Entries taken from a collection:

=======

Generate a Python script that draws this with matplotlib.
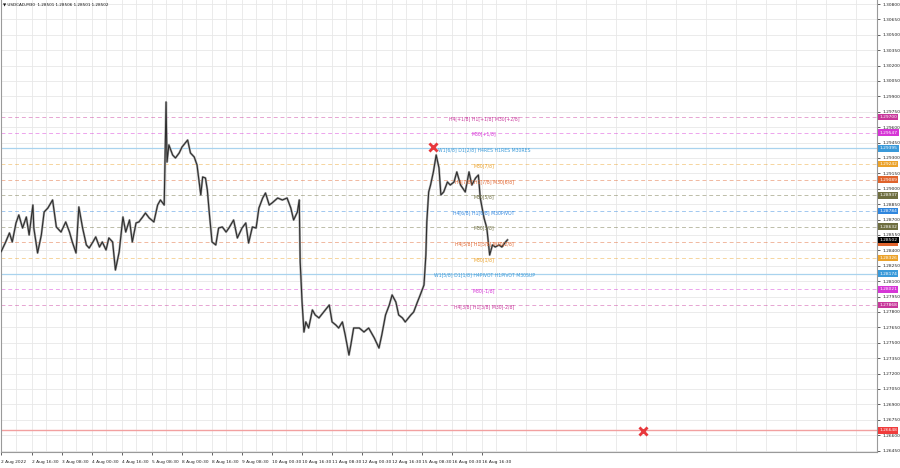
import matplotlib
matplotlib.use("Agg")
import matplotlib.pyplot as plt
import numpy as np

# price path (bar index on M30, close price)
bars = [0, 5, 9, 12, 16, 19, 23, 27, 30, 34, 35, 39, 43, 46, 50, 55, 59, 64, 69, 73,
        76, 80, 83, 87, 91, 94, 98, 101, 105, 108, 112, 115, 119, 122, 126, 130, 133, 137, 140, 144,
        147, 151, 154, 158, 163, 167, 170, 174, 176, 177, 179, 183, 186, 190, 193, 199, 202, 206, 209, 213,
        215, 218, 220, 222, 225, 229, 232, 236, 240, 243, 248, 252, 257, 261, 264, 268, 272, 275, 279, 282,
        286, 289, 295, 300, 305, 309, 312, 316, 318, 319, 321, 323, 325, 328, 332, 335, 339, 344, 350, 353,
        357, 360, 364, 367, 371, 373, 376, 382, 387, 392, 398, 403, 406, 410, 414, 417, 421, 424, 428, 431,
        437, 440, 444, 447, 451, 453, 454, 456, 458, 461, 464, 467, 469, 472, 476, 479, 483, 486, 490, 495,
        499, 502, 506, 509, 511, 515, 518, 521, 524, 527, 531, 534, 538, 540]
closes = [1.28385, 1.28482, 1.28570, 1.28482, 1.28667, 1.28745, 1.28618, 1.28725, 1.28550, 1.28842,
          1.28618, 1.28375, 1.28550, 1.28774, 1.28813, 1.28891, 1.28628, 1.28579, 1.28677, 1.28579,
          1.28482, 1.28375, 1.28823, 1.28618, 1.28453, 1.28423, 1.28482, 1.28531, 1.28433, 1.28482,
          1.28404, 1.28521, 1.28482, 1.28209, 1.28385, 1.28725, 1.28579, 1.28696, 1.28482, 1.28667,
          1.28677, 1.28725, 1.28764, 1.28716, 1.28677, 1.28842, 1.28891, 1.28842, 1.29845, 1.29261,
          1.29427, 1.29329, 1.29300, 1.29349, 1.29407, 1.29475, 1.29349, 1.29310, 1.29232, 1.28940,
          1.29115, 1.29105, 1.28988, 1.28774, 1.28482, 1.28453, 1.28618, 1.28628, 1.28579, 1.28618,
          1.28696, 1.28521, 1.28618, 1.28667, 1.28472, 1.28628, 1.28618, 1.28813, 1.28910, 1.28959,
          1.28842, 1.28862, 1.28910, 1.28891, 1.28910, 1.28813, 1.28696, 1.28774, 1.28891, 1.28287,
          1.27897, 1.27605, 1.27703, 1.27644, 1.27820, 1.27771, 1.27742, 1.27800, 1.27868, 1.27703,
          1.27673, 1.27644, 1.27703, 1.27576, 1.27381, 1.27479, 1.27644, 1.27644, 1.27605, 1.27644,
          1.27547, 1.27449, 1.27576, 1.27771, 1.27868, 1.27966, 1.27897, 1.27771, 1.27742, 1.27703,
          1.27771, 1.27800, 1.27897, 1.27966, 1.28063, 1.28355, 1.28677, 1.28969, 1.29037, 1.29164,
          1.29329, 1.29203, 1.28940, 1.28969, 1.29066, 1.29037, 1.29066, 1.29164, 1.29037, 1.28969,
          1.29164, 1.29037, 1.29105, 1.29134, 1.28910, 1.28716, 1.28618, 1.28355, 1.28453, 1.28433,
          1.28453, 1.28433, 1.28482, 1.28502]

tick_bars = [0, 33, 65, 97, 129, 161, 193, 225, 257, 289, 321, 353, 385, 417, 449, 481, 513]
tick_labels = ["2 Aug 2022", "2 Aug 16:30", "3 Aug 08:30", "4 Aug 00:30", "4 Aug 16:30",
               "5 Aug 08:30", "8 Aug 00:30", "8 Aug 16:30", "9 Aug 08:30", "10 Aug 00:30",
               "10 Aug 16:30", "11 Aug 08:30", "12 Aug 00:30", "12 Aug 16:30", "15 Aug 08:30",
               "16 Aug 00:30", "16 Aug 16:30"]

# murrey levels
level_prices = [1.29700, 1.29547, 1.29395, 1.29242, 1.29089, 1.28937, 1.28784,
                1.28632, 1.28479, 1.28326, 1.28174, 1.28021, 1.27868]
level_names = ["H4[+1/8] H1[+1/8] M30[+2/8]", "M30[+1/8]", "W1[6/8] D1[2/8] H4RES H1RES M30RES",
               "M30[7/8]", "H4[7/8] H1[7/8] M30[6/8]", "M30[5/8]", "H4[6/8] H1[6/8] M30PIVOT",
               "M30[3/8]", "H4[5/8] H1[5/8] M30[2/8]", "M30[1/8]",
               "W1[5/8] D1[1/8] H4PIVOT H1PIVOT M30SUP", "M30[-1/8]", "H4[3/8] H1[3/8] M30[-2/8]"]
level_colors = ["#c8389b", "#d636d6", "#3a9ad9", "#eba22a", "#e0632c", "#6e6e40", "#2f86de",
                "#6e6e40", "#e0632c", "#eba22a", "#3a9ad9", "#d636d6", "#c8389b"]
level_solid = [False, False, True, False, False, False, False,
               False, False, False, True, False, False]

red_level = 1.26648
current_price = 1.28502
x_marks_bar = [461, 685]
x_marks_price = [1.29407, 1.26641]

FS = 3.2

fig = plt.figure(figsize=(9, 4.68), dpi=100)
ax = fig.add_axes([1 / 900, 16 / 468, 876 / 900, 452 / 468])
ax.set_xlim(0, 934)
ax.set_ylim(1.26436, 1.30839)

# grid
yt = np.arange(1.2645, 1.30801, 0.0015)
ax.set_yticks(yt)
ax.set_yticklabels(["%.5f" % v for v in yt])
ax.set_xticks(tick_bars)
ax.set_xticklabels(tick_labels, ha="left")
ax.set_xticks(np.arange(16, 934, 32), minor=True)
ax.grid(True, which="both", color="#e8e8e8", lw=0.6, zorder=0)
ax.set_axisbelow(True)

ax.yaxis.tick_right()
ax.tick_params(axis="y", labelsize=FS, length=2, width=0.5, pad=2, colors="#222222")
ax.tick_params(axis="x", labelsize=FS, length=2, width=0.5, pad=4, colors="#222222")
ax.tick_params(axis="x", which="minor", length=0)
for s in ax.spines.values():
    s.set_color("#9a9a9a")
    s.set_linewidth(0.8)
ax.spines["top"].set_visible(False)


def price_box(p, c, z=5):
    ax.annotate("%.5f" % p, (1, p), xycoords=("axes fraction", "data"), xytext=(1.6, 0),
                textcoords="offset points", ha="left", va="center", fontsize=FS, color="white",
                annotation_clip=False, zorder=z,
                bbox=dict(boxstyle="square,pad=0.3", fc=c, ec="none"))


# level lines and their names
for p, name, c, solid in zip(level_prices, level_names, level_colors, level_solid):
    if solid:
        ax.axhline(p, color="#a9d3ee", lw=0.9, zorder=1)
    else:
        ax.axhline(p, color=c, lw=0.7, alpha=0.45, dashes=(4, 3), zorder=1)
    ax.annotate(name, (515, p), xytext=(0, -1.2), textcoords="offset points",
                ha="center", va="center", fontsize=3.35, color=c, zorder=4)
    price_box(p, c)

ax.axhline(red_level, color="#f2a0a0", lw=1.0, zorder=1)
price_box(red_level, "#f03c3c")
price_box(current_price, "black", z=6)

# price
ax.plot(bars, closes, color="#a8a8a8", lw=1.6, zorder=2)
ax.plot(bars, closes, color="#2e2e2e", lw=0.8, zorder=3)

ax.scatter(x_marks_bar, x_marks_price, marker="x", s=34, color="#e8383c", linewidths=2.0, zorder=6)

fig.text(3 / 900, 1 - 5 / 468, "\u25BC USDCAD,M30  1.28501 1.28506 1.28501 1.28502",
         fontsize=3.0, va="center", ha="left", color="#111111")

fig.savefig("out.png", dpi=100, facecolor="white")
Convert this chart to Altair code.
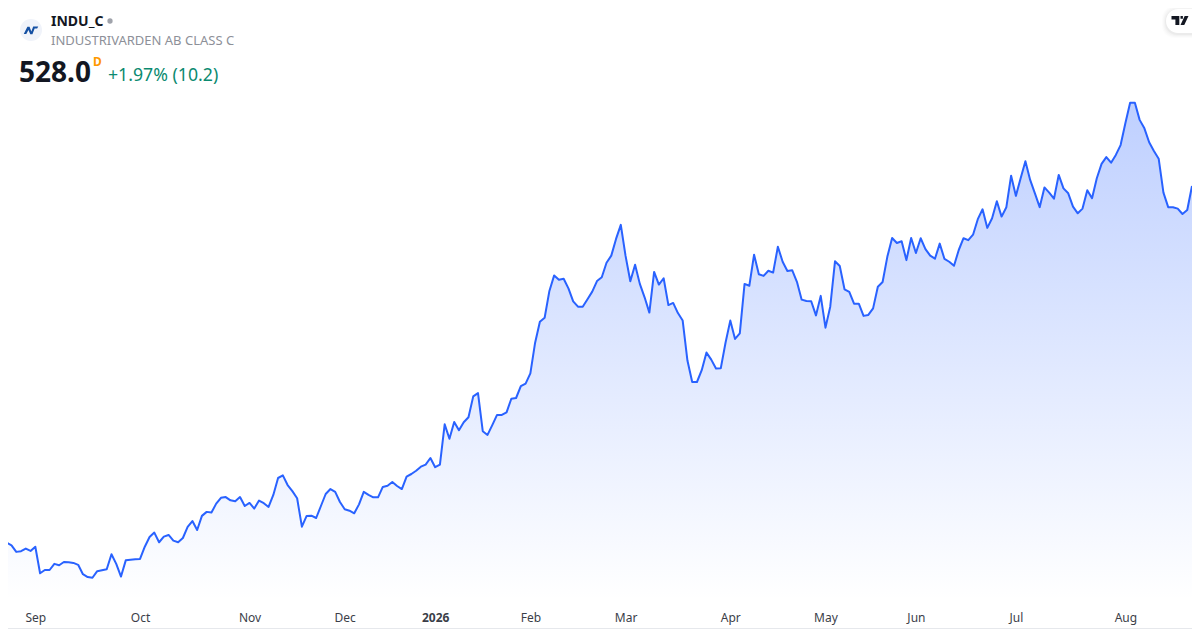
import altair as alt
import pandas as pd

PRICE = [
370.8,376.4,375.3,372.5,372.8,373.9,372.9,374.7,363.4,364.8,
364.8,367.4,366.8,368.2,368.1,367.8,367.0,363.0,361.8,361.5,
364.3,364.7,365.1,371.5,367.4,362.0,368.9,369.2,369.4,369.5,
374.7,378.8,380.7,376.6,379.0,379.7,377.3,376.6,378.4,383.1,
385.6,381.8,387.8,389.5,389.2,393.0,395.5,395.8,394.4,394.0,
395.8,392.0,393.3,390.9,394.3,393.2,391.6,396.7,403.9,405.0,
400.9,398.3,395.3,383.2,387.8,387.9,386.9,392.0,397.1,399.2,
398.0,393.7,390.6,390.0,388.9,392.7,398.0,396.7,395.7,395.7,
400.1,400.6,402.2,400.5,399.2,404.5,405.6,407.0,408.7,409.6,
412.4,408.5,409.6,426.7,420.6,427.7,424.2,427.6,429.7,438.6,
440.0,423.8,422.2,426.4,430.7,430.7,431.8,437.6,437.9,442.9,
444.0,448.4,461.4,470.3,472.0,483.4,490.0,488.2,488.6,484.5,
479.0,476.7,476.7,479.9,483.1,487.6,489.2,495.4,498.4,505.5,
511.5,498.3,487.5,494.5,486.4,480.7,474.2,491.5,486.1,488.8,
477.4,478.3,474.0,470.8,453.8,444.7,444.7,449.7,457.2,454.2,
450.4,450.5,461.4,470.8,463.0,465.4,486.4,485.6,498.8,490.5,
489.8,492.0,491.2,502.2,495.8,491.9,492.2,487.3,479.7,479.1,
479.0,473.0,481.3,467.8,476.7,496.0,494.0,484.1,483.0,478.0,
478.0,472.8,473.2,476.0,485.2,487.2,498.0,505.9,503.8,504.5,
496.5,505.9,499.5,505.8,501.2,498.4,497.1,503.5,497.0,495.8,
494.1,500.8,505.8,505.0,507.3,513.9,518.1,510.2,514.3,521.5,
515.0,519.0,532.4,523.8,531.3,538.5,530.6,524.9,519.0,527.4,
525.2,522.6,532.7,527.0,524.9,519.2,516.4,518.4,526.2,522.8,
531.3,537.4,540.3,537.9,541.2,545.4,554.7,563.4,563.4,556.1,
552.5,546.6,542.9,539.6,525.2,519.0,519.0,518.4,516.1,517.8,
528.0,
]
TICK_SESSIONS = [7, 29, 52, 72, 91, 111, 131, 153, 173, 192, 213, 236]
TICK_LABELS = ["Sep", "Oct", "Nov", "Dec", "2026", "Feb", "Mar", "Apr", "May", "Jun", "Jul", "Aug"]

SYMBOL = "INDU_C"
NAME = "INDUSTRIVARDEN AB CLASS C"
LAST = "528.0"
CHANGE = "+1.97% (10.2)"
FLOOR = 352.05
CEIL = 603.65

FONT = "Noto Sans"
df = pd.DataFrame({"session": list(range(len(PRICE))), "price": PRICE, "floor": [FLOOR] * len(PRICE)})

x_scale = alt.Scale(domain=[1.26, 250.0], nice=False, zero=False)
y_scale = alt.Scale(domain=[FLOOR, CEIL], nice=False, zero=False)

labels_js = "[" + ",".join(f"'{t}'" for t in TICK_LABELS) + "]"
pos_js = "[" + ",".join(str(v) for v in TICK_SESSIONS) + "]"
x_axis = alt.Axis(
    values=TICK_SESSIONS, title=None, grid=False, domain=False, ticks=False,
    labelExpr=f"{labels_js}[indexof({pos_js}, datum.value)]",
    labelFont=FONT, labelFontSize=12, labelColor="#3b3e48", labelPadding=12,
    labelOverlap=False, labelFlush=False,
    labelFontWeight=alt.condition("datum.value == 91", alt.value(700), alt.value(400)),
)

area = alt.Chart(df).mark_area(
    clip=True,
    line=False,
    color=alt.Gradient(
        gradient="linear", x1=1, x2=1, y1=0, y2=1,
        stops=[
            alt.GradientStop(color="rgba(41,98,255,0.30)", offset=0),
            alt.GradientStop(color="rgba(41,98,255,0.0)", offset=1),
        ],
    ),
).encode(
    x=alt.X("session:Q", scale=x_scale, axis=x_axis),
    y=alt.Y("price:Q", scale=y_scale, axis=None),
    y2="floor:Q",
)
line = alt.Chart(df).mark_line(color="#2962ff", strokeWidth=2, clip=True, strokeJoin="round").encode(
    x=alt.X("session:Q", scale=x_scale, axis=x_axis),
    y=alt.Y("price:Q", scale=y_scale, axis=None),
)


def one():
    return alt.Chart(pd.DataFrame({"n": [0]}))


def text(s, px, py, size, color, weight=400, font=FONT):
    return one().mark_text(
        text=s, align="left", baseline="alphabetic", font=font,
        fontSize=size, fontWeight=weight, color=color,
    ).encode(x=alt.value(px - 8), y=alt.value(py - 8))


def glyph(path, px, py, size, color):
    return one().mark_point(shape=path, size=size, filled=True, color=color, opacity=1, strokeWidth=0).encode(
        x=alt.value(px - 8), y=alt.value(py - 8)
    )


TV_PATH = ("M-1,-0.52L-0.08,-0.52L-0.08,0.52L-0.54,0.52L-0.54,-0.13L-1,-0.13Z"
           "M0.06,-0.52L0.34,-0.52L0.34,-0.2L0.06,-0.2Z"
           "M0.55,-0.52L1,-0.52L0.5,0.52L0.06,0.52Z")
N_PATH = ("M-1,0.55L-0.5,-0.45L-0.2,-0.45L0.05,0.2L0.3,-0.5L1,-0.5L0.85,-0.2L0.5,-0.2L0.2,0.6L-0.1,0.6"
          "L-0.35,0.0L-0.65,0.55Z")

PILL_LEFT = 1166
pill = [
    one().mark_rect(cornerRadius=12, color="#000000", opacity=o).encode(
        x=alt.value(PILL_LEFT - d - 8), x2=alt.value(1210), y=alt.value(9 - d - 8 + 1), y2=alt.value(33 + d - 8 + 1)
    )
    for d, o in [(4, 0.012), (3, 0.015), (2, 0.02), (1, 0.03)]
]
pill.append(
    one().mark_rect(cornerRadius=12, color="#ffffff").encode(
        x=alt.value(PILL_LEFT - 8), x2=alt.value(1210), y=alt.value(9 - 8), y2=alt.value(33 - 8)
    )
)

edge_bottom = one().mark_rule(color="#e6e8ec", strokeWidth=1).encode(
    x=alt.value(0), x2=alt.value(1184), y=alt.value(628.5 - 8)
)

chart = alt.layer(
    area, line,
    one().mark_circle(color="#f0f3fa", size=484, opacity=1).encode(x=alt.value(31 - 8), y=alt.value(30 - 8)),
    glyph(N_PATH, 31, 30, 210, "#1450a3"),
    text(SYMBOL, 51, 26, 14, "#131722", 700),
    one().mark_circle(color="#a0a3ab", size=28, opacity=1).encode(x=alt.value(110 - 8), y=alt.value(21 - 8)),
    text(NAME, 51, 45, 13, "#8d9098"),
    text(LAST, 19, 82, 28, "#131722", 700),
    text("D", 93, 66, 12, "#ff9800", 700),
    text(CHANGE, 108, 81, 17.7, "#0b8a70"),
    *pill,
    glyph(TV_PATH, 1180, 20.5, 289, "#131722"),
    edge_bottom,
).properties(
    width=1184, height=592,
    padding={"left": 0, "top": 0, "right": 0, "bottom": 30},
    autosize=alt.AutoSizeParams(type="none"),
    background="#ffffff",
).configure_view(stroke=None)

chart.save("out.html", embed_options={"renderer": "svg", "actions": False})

=======

## Given request
Without the pictures, return the listing above from its first line through the line that has "import numpy as np".

## Right answer
Generate a Python script that draws this with matplotlib.
import matplotlib
matplotlib.use("Agg")
import matplotlib.pyplot as plt
import numpy as np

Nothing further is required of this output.